English 125B

The English Novel: Dickens through Conrad


Section Semester Instructor Time Location Course Areas
1 Fall 2015 Puckett, Kent
MW 4-5:30 105 North Gate

Book List

Bronte, C.: Jane Eyre; Bronte, E.: Wuthering Heights; Carroll, L.: Alice's Adventures in Wonderland; Conrad, J.: Lord Jim; Dickens, C.: Nicholas Nickelby; Eliot, G.: The Mill on the Floss; Hardy, T.: The Return of the Native; Thackeray, W.M.: Vanity Fair

Description

In this class we'll read novels by Charles Dickens, Charlotte Bronte, George Eliot, Lewis Carroll and others.

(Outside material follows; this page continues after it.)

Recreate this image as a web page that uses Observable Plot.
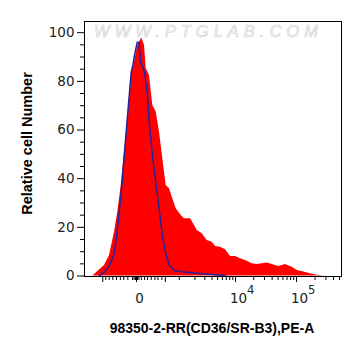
<!DOCTYPE html>
<html><head><meta charset="utf-8">
<script src="https://cdn.jsdelivr.net/npm/d3@7"></script>
<script src="https://cdn.jsdelivr.net/npm/@observablehq/plot@0.6"></script>
<style>body{margin:0;background:#fff;} svg{display:block}</style>
</head><body><div id="chart"></div>
<script>
// Red (stained sample) histogram: fluorescence value, relative count
const redX = [-1043, -584, -441, -323, -256, -195, -143, -97, -55, -20, 13, 55, 88, 111, 158, 212, 275, 345, 423, 515, 616, 730, 863, 1092, 1269, 1652, 1958, 2194, 2697, 3304, 4033, 4597, 5592, 6795, 8243, 9993, 12100, 14640, 18880, 22800, 27550, 33250, 40150, 51460, 66130, 85000, 102500, 131300, 168800, 230200, 296000];
const redY = [0, 4.3, 8.4, 18.0, 26.2, 37.2, 50.9, 64.6, 82.4, 87.9, 94.8, 97.8, 94.8, 85.2, 82.4, 70.1, 67.4, 59.1, 48.2, 37.2, 35.9, 31.7, 27.6, 24.9, 23.5, 23.5, 20.8, 18.7, 17.4, 14.6, 13.9, 12.1, 11.8, 10.8, 8.0, 8.0, 7.1, 6.4, 5.0, 4.7, 5.0, 5.3, 4.7, 3.9, 4.7, 3.6, 2.3, 1.6, 0.9, 0.2, 0];
// Blue (control) histogram
const blueX = [-756, -584, -441, -323, -256, -195, -143, -97, -55, -37, -20, 7, 23, 41, 67, 88, 124, 158, 212, 275, 345, 423, 515, 616, 794, 1269, 2697, 6795];
const blueY = [0.2, 1.6, 4.3, 9.8, 20.8, 34.5, 50.9, 67.4, 83.8, 86.6, 90.7, 96.1, 96.1, 87.9, 85.9, 83.8, 75.6, 61.9, 48.2, 37.2, 26.2, 15.3, 8.4, 4.3, 2.3, 1.6, 0.9, 0.2];

// Axis ticks
const yMajorTicks = [0, 20, 40, 60, 80, 100];
const yMinorTicks = [5, 10, 15, 25, 30, 35, 45, 50, 55, 65, 70, 75, 85, 90, 95];
const xMajorTicks = [-640, 0, 490, 10000, 100000];
const xMinorTicks = [-545, -450, -360, -280, -210, -155, -97, -40, -24, -10, 10, 24, 50, 90, 130, 185, 250, 310, 400, 1000, 2000, 3000, 4000, 5000, 6000, 7000, 8000, 9000, 20000, 30000, 40000, 50000, 60000, 70000, 80000, 90000, 200000, 300000, 400000, 500000];
const xLabelValues = [0, 10000, 100000];
const xLabelBases = ["0", "10", "10"];
const xLabelExps = ["", "4", "5"];

const xTitle = "98350-2-RR(CD36/SR-B3),PE-A";
const yTitle = "Relative cell Number";
const watermark = "WWW.PTGLAB.COM";

const red = redX.map((x, i) => ({x, y: redY[i]}));
const blue = blueX.map((x, i) => ({x, y: blueY[i]}));
const xLabels = xLabelValues.map((v, i) => ({v, base: xLabelBases[i], exp: xLabelExps[i]}));

const tickFont = "DejaVu Sans, sans-serif";
const titleFont = "Liberation Sans, Arial, sans-serif";

const chart = Plot.plot({
  width: 361, height: 356,
  marginLeft: 84, marginRight: 20, marginTop: 21, marginBottom: 80,
  style: {background: "#fff", color: "#000", overflow: "visible"},
  x: {type: "symlog", constant: 253, domain: [-1515, 538000]},
  y: {domain: [-0.2, 104.6]},
  marks: [
    Plot.text([watermark], {frameAnchor: "top", textAnchor: "middle", lineAnchor: "middle", dx: -4.5, dy: 10.7, fontSize: 16.5, fontStyle: "italic",
      fontFamily: titleFont, fill: "#fbfbfb", stroke: "#cfcfcf", strokeWidth: 0.6, paintOrder: "normal"}),
    Plot.areaY(red, {x: "x", y: "y", fill: "#ff0000"}),
    Plot.line(blue, {x: "x", y: "y", stroke: "#2222a0", strokeWidth: 1.5}),
    Plot.frame({stroke: "#000"}),
    Plot.axisY({ticks: yMajorTicks, tickSize: 7, tickPadding: 3, fontSize: 13.5, fontFamily: tickFont, fill: "#222", label: null}),
    Plot.axisY({ticks: yMinorTicks, tickSize: 4, tickFormat: () => "", label: null}),
    Plot.axisX({ticks: xMajorTicks, tickSize: 6, tickFormat: () => "", label: null}),
    Plot.axisX({ticks: xMinorTicks, tickSize: 4, tickFormat: () => "", label: null}),
    Plot.text(xLabels, {x: "v", text: "base", frameAnchor: "bottom", textAnchor: "middle", lineAnchor: "middle", dx: 3, dy: 21.7, fontSize: 13.5, fontFamily: tickFont, fill: "#222"}),
    Plot.text(xLabels, {x: "v", text: "exp", frameAnchor: "bottom", textAnchor: "start", lineAnchor: "middle", dx: 11.5, dy: 14.3, fontSize: 11.5, fontFamily: tickFont, fill: "#222"}),
    Plot.text([xTitle], {frameAnchor: "bottom", textAnchor: "middle", lineAnchor: "middle", dx: -1, dy: 52, fontSize: 14, fontWeight: "bold", fontFamily: titleFont, fill: "#000"}),
    Plot.text([yTitle], {frameAnchor: "left", textAnchor: "middle", lineAnchor: "middle", dx: -57, dy: -5.5, rotate: -90, fontSize: 14.5, fontWeight: "bold", fontFamily: titleFont, fill: "#000"})
  ]
});
d3.select(chart).selectAll("text").filter(function() { return this.textContent === watermark; })
  .attr("letter-spacing", "5");
document.getElementById("chart").appendChild(chart);
</script>
</body></html>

We'll think about these novels in two related ways. First, what was it about the novel—as opposed, for instance, to the poem or the essay—that made it so important to nineteenth-century culture (as well as to our more or less accurate twenty-first-century ideas about that culture)? Was it because it showed the world as it really was or because it offered an opportunity to escape that world? Was it because it said something persuasive or true about life, about other people, about history, about sex, love or money? What, in other words, were nineteenth-century readers reading (and reading for) when they read Vanity FairWuthering Heights, or Alice's Adventures in Wonderland? Second, we'll use "The English Novel: Dickens through Conrad" to ask and, perhaps, to answer persistent questions about the novel as such. What is a novel? Why are novels (sometimes) so long? Is a novel most about its characters or most about its plot? Should the novel educate or entertain? Thinking about the novel as a particular game with particular rules ("'I don't think they play at all fairly,' Alice began...") will help us both to understand the novel in its context and maybe to know what we talk about when we talk about novels.